Captain Savage interrupted this time. “It was at my insistence, Father. I thought it best to maintain shipboard discipline. Inasmuch as we are among family, I will temporarily suspend the requirement.”

Old Stormy remarked, “I do not recall ever requiring that curious custom when you sojourned on the
Courser,
Clark.”

There followed an uncomfortable silence.

Captain Savage cleared his throat and replied to Doc’s question.

“The reason you failed to discover the truth was twofold. First, you observed carefully, but you did not investigate. Had you tested the carapace of the crustacean in question, you would have discovered its undeniable softness.”

“You
did not,” Doc pointed out.

“Correct. I did not because I needed not. For I did not study the crab, but its surroundings. And do you know what I discovered?”

“No,” Doc admitted.

“I discovered what you failed to perceive, that nearby lay a tortoise shell. If you knew the habits of your coconut crabs, you would know that juvenile specimens are compelled by the instinct of survival to carry about a protective coconut or snail shell they scavenge. This, to protect themselves from predators until such a time that their own natural shells harden in adulthood.”

“As Holmes would say, ‘Elementary,’” murmured Doc.

Captain Savage reminded, ‘‘‘It is, of course, a trifle, but there is nothing so important as trifles.’”

“Are you quoting Doyle again, Father?”

“I am citing common sense,” snapped Captain Savage. “Now, shall we endeavor to escape these dank confines?”

“Capital idea!” said Stormalong, who had been an interested listener throughout the exchange.

They returned to the water, swimming over the charnel house of dead crabs and feeling their way through the dark tunnel of rock until they saw the light streaming down from the opening that was the blue hole ahead. It was an easier passage on this second trip, the terror of the darkness and the unknown no longer before them.

Emerging onto dry land, they reclaimed their weapons and resumed their course.

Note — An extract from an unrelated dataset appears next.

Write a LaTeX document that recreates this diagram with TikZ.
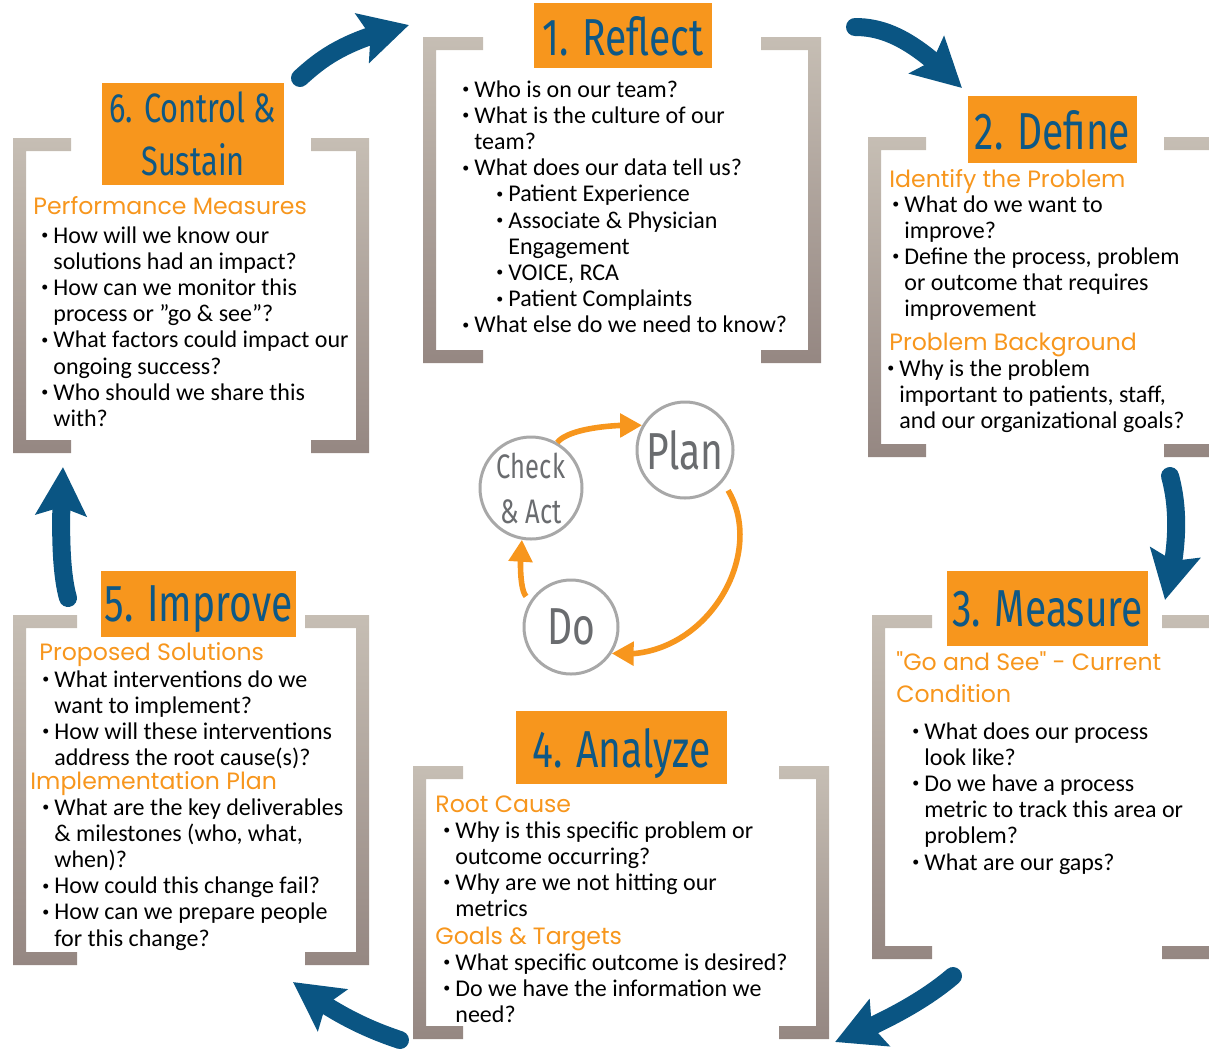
\documentclass[tikz,border=0pt]{standalone}
\usepackage{fontspec}
\setmainfont{Carlito}
\newfontfamily\headfont[FakeStretch=0.75]{Fira Sans}
\newfontfamily\subfont{Poppins}
\usetikzlibrary{positioning}
\usetikzlibrary{arrows.meta,bending}

\definecolor{hdorange}{HTML}{F7961D}
\definecolor{hdblue}{HTML}{0E5885}
\definecolor{arrblue}{HTML}{0A5583}
\definecolor{brtop}{HTML}{C6BEB4}
\definecolor{brbot}{HTML}{958782}
\definecolor{pdcagrey}{HTML}{A8A8A8}
\definecolor{pdcatext}{HTML}{6A6C6F}

\newlength\bulw \setlength\bulw{6pt}
\newcommand\bl{\makebox[\bulw][l]{\raisebox{0.3ex}{\fontsize{7}{7}\selectfont\textbullet}}}
\newcommand\ind{\hspace*{\bulw}}
\newcommand\sbl{\hspace*{17pt}\bl}
\newcommand\sind{\hspace*{17pt}\ind}
% left and right bracket: x0 y0 x1 y1 arm
\newcommand\brackets[5]{%
  \shade[top color=brtop,bottom color=brbot] (#1,#2) -- (#1+#5,#2) -- (#1+#5,#2+13) -- (#1+13,#2+13)
    -- (#1+13,#4-13) -- (#1+#5,#4-13) -- (#1+#5,#4) -- (#1,#4) -- cycle;
  \shade[top color=brtop,bottom color=brbot] (#3,#2) -- (#3-#5,#2) -- (#3-#5,#2+13) -- (#3-13,#2+13)
    -- (#3-13,#4-13) -- (#3-#5,#4-13) -- (#3-#5,#4) -- (#3,#4) -- cycle;}

\tikzset{
  hdbox/.style={fill=hdorange, inner sep=0pt, text depth=0pt, text=hdblue,
    font=\headfont\fontsize{26}{30}\selectfont},
  subhd/.style={anchor=base west, inner sep=0pt, text=hdorange,
    font=\subfont\fontsize{11.8}{16}\selectfont},
  qtxt/.style={anchor=base west, inner sep=0pt, font=\fontsize{12}{13.1}\selectfont},
  pdca/.style={circle, draw=pdcagrey, line width=1.5pt, text=pdcatext, inner sep=0pt, align=center},
  bluearr/.style={draw=arrblue, line width=9pt, line cap=round,
    -{Stealth[length=24pt,width=25pt,inset=4pt,flex]}},
  cycarr/.style={draw=hdorange, line width=2.8pt, -{Triangle[length=11pt,width=11.5pt,flex]}},
}

\begin{document}
\begin{tikzpicture}[x=0.5pt,y=-0.5pt]
\useasboundingbox (0,0) rectangle (1209,1051);
\clip (0,0) rectangle (1209,1051);

% 1. Reflect
\brackets{423}{37}{821}{363}{60}
\node[hdbox, minimum width=89pt, minimum height=32.5pt] (reflect) at (623,35.5) {1. Reflect};
\node[qtxt] (reflectq) at (462,97) {\parbox[t]{220pt}{%
\bl Who is on our team?\\
\bl What is the culture of our\\
\ind team?\\
\bl What does our data tell us?\\
\sbl Patient Experience\\
\sbl Associate \& Physician\\
\sind Engagement\\
\sbl VOICE, RCA\\
\sbl Patient Complaints\\
\bl What else do we need to know?}};

% 2. Define
\brackets{868}{137}{1222}{457}{58}
\node[hdbox, minimum width=84.5pt, minimum height=33.5pt] (define) at (1052.5,129.5) {2. Define};
\node[subhd] (defineh1) at (889,187) {Identify the Problem};
\node[qtxt] (defineq1) at (892,212) {\parbox[t]{200pt}{%
\bl What do we want to\\
\ind improve?\\
\bl Define the process, problem\\
\ind or outcome that requires\\
\ind improvement}};
\node[subhd] (defineh2) at (889,350) {Problem Background};
\node[qtxt] (defineq2) at (887,376) {\parbox[t]{200pt}{%
\bl Why is the problem\\
\ind important to patients, staff,\\
\ind and our organizational goals?}};

% 3. Measure
\brackets{872}{615}{1222}{959}{60}
\node[hdbox, minimum width=100.5pt, minimum height=37.5pt] (measure) at (1047.5,608.5) {3. Measure};
\node[subhd] (measureh) at (896,670) {\parbox[t]{150pt}{"Go and See" - Current\\Condition}};
\node[qtxt] (measureq) at (912,739) {\parbox[t]{200pt}{%
\bl What does our process\\
\ind look like?\\
\bl Do we have a process\\
\ind metric to track this area or\\
\ind problem?\\
\bl What are our gaps?}};

% 4. Analyze
\brackets{413}{766}{829}{1039}{50}
\node[hdbox, minimum width=105.5pt, minimum height=36.5pt] (analyze) at (621.5,747.5) {4. Analyze};
\node[subhd] (analyzeh1) at (435,812) {Root Cause};
\node[qtxt] (analyzeq1) at (443,838) {\parbox[t]{200pt}{%
\bl Why is this specific problem or\\
\ind outcome occurring?\\
\bl Why are we not hitting our\\
\ind metrics}};
\node[subhd] (analyzeh2) at (435,944) {Goals \& Targets};
\node[qtxt] (analyzeq2) at (443,970) {\parbox[t]{200pt}{%
\bl What specific outcome is desired?\\
\bl Do we have the information we\\
\ind need?}};

% 5. Improve
\brackets{13}{615}{369}{965}{64}
\node[hdbox, minimum width=97.5pt, minimum height=33pt] (improve) at (198.5,604) {5. Improve};
\node[subhd] (improveh1) at (39,660) {Proposed Solutions};
\node[qtxt] (improveq1) at (42,687) {\parbox[t]{200pt}{%
\bl What interventions do we\\
\ind want to implement?\\
\bl How will these interventions\\
\ind address the root cause(s)?}};
\node[subhd] (improveh2) at (30,789) {Implementation Plan};
\node[qtxt] (improveq2) at (42,815) {\parbox[t]{200pt}{%
\bl What are the key deliverables\\
\ind \& milestones (who, what,\\
\ind when)?\\
\bl How could this change fail?\\
\bl How can we prepare people\\
\ind for this change?}};

% 6. Control & Sustain
\brackets{13}{138}{369}{453}{58}
\node[hdbox, minimum width=91pt, minimum height=51pt, align=center,
  font=\headfont\fontsize{20.5}{26.5}\selectfont] (control) at (193,134) {6. Control \&\\Sustain};
\node[subhd] (controlh) at (33,214) {Performance Measures};
\node[qtxt] (controlq) at (41,243) {\parbox[t]{200pt}{%
\bl How will we know our\\
\ind solutions had an impact?\\
\bl How can we monitor this\\
\ind process or ''go \& see''?\\
\bl What factors could impact our\\
\ind ongoing success?\\
\bl Who should we share this\\
\ind with?}};

% PDCA
\node[pdca, minimum size=48pt, font=\headfont\fontsize{26}{30}\selectfont] (plan) at (685,450) {Plan};
\node[pdca, minimum size=51pt, font=\headfont\fontsize{17}{22.5}\selectfont] (check) at (531,488) {Check\\\& Act};
\node[pdca, minimum size=47pt, font=\headfont\fontsize{26}{30}\selectfont] (do) at (571,627) {Do};
\draw[cycarr] (check.60) .. controls +(12,-15) and +(-25,-1) .. (plan.150);
\draw[cycarr, shorten <=5pt] (plan.-40) .. controls +(45,75) and +(92,10) .. (do.-33);
\draw[cycarr, shorten <=3pt] (do.147) .. controls +(-12,-12) and +(-2,22) .. (check.-100);

% blue arrows
\coordinate (a6s) at (300,78);   \coordinate (a6e) at (409,25);
\coordinate (a1s) at (855,27);   \coordinate (a1e) at (962,88);
\coordinate (a2s) at (1170,476); \coordinate (a2e) at (1165,600);
\coordinate (a3s) at (953,976);  \coordinate (a3e) at (835,1042);
\coordinate (a4s) at (400,1040); \coordinate (a4e) at (293,982);
\coordinate (a5s) at (68,598);   \coordinate (a5e) at (63,467);
\draw[bluearr] (a6s) .. controls (322,58) and (345,40) .. (a6e);
\draw[bluearr] (a1s) .. controls (885,27) and (915,40) .. (a1e);
\draw[bluearr] (a2s) .. controls (1178,505) and (1180,545) .. (a2e);
\draw[bluearr] (a3s) .. controls (925,1000) and (885,1022) .. (a3e);
\draw[bluearr] (a4s) .. controls (370,1030) and (335,1015) .. (a4e);
\draw[bluearr] (a5s) .. controls (60,570) and (60,520) .. (a5e);
\end{tikzpicture}
\end{document}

DOC SAVAGE was concerned about the long treacherous climb back to the waiting
Orion,
but said nothing about it. They would confront that instance when they came to it. No sense in risking the possibility of objections beforehand.

As they moved from savannah to jungle, Doc observed his grandfather. He was still getting used to the man’s freakish height. It was rare that the bronze giant had been put into the position where he had to look up into another man’s eyes.

Otherwise, Stormalong seemed spry enough, and had adapted well to jungle living. He was more akin to Robinson Crusoe than Tarzan of the Apes, of course. It was remarkable how the old man had taken to the hardships and privations of his exile.

Or was it an exile?

“Grandfather,” Doc asked, “how has the living been here?”

“I lack for nothing except human companionship. That, I get from Penjaga whenever our paths cross. They seldom do. She keeps to herself and I hold firmly to my own preserves.”

“Are there others such as her?”

“No, she is the last of her people. A once proud and mighty race, as I understand it.”

Captain Savage spoke up. “We should preserve a greater silence, lest we awaken predators.”

They fell quiet, the wisdom of the Clark Savage, Senior’s words being as pointed as his tone.

The path soon took them to the edge of Skull Island, and the sheer plutonic cliffs that looked down upon the anchored schooner.

AS they approached, an unease fell over them. Doc and his father were of one worry. Was the schooner still there?

Coming to the lip of the edge, they peered over.